Cold Challenge and Rescue at Thermoneutrality (A) Rectal temperature of individual animals at P18 following removal from the nest for 2 hr. WT n = 12, TG^MAT n = 8 (3 litters); ^∗p < 0.05 Mann-Whitney U test. (B) Top, schematic of experiments conducted to investigate the effect of ambient temperature on mortality. In intervention 1 (left graph), mothers were placed at 30°C 2 days prior to parturition and maintained at 30°C until P6 or at room temperature (22°C) during this period.

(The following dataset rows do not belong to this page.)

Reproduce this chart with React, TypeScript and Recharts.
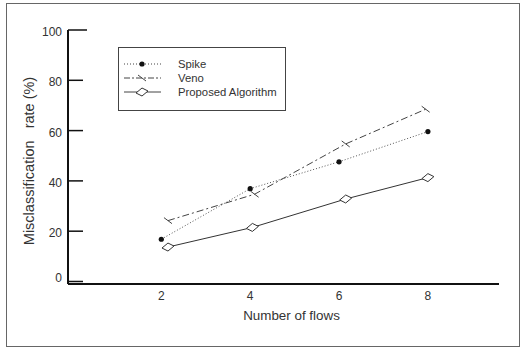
import { LineChart, Line, XAxis, YAxis } from "recharts";

const spikeX = [2, 4, 6, 8];
const spikeY = [16.8, 36.9, 47.6, 59.6];
const venoX = [2.15, 4.1, 6.15, 7.95];
const venoY = [24.2, 34.7, 54.7, 68.5];
const proposedX = [2.15, 4.05, 6.15, 8.0];
const proposedY = [13.7, 21.5, 32.8, 41.3];
const xTicks = [2, 4, 6, 8];
const yTicks = [0, 20, 40, 60, 80, 100];
const seriesNames = ["Spike", "Veno", "Proposed Algorithm"];

const spike = spikeX.map((x, i) => ({ x, y: spikeY[i] }));
const veno = venoX.map((x, i) => ({ x, y: venoY[i] }));
const proposed = proposedX.map((x, i) => ({ x, y: proposedY[i] }));

const FONT = "'Liberation Sans', Arial, sans-serif";
const TEXT = "#333";

const SpikeDot = (p: any) => <circle cx={p.cx} cy={p.cy} r={2.6} fill="#111" />;
const VenoDot = (p: any) => (
  <line x1={p.cx - 4} y1={p.cy - 3} x2={p.cx + 4} y2={p.cy + 3} stroke="#444" strokeWidth={1} />
);
const Diamond = (p: any) => (
  <path
    d={`M${p.cx - 6},${p.cy + 1} L${p.cx},${p.cy - 4} L${p.cx + 6},${p.cy - 1} L${p.cx},${p.cy + 4} Z`}
    fill="#fff"
    stroke="#333"
    strokeWidth={1}
  />
);

const YTick = (p: any) => {
  const v = p.payload.value;
  return (
    <g>
      <line x1={p.x + 5} y1={p.y} x2={p.x + (v === 100 ? 24 : 20)} y2={p.y} stroke="#111" strokeWidth={1.5} />
      <text x={p.x - 1} y={p.y} dy={v === 0 ? 1 : 6} textAnchor="end" fontSize={12} fill={TEXT} fontFamily={FONT}>
        {v}
      </text>
    </g>
  );
};

const LegendBox = () => {
  const styles = [
    { dash: "1 2", dot: SpikeDot },
    { dash: "6 2 2 2", dot: VenoDot },
    { dash: undefined, dot: Diamond },
  ];
  return (
    <svg width={168} height={64} style={{ display: "block" }}>
      <rect x={0.5} y={0.5} width={167} height={63} fill="#fff" stroke="#444" />
      {seriesNames.map((name, i) => {
        const cy = 17 + i * 14;
        const D = styles[i].dot;
        return (
          <g key={name}>
            <line x1={6} y1={cy} x2={43} y2={cy} stroke="#444" strokeDasharray={styles[i].dash} />
            <D cx={24} cy={cy} />
            <text x={60} y={cy + 4} fontSize={11.3} fill={TEXT} fontFamily={FONT}>
              {name}
            </text>
          </g>
        );
      })}
    </svg>
  );
};

export default function App() {
  return (
    <div style={{ position: "absolute", left: 0, top: 0, width: 522, height: 348, background: "#fff" }}>
      <div
        style={{
          position: "absolute",
          left: 6,
          top: 3,
          width: 512,
          height: 342,
          border: "1px solid #666",
        }}
      />
      <div style={{ position: "absolute", left: 0, top: 0 }}>
        <LineChart width={522} height={348} margin={{ top: 30, right: 23, left: 28, bottom: 34 }}>
          <XAxis
            type="number"
            dataKey="x"
            domain={[-0.1, 9.6]}
            ticks={xTicks}
            allowDataOverflow
            axisLine={{ stroke: "#111", strokeWidth: 2 }}
            tickLine={false}
            tickSize={0}
            tickMargin={7}
            height={30}
            tick={{ fontSize: 12, fill: TEXT, fontFamily: FONT }}
            label={(props: any) => {
              const vb = props.viewBox;
              return (
                <text
                  x={vb.x + vb.width / 2 + 8}
                  y={vb.y + 36}
                  textAnchor="middle"
                  fontSize={13.4}
                  fill={TEXT}
                  fontFamily={FONT}
                >
                  Number of flows
                </text>
              );
            }}
          />
          <YAxis
            type="number"
            domain={[-1, 100]}
            ticks={yTicks}
            allowDataOverflow
            width={40}
            axisLine={{ stroke: "#111", strokeWidth: 2 }}
            tickLine={false}
            tickSize={0}
            tickMargin={5}
            tick={<YTick />}
            label={(props: any) => {
              const vb = props.viewBox;
              const cx = vb.x + 1;
              const cy = vb.y + vb.height / 2 + 4;
              return (
                <text
                  x={cx}
                  y={cy}
                  transform={`rotate(-90 ${cx} ${cy})`}
                  textAnchor="middle"
                  dominantBaseline="central"
                  fontSize={14.5}
                  fill={TEXT}
                  fontFamily={FONT}
                  style={{ whiteSpace: "pre" }}
                >
                  {"Misclassification   rate (%)"}
                </text>
              );
            }}
          />
          <Line
            data={spike}
            dataKey="y"
            name={seriesNames[0]}
            stroke="#555"
            strokeWidth={1}
            strokeDasharray="1 2"
            dot={<SpikeDot />}
            isAnimationActive={false}
          />
          <Line
            data={veno}
            dataKey="y"
            name={seriesNames[1]}
            stroke="#444"
            strokeWidth={1}
            strokeDasharray="7 3 2 3"
            dot={<VenoDot />}
            isAnimationActive={false}
          />
          <Line
            data={proposed}
            dataKey="y"
            name={seriesNames[2]}
            stroke="#333"
            strokeWidth={1}
            dot={<Diamond />}
            isAnimationActive={false}
          />
        </LineChart>
      </div>
      <div style={{ position: "absolute", left: 118, top: 47 }}>
        <LegendBox />
      </div>
    </div>
  );
}
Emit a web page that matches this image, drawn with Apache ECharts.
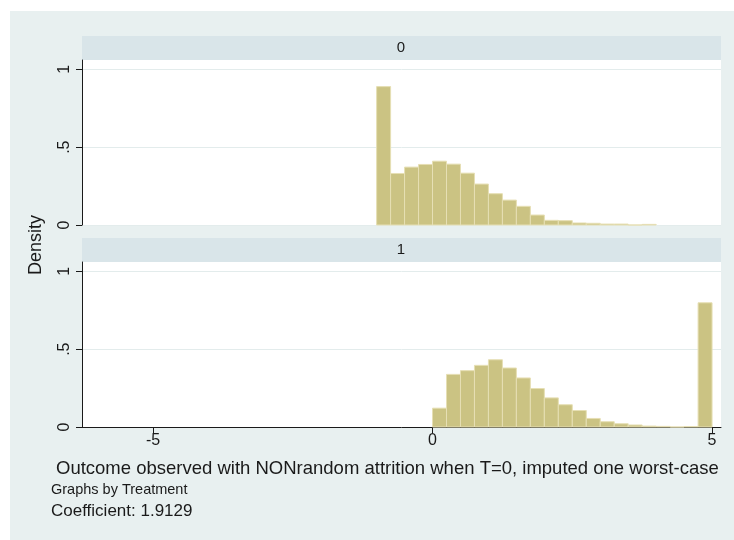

Pups were counted daily and % survival was calculated. Of 37 animals born at 30°C, 22 survived; of 111 animals born at 22°C, 76 survived. In intervention 2 (right graph, top), pups were raised at room temperature until P11, then placed at 30°C or maintained at 22°C until P28. Of the 76 animals incubated at room temperature between P11 and P28, 34 survived, whereas of the 33 animals incubated at 30°C in this interval, 30 survived. During both interventions, the nest was kept intact and the mother was not removed. Bottom right, body weights of animals raised at room temperature or at 30°C between postnatal day 11 and 24. Error bars represent SEM.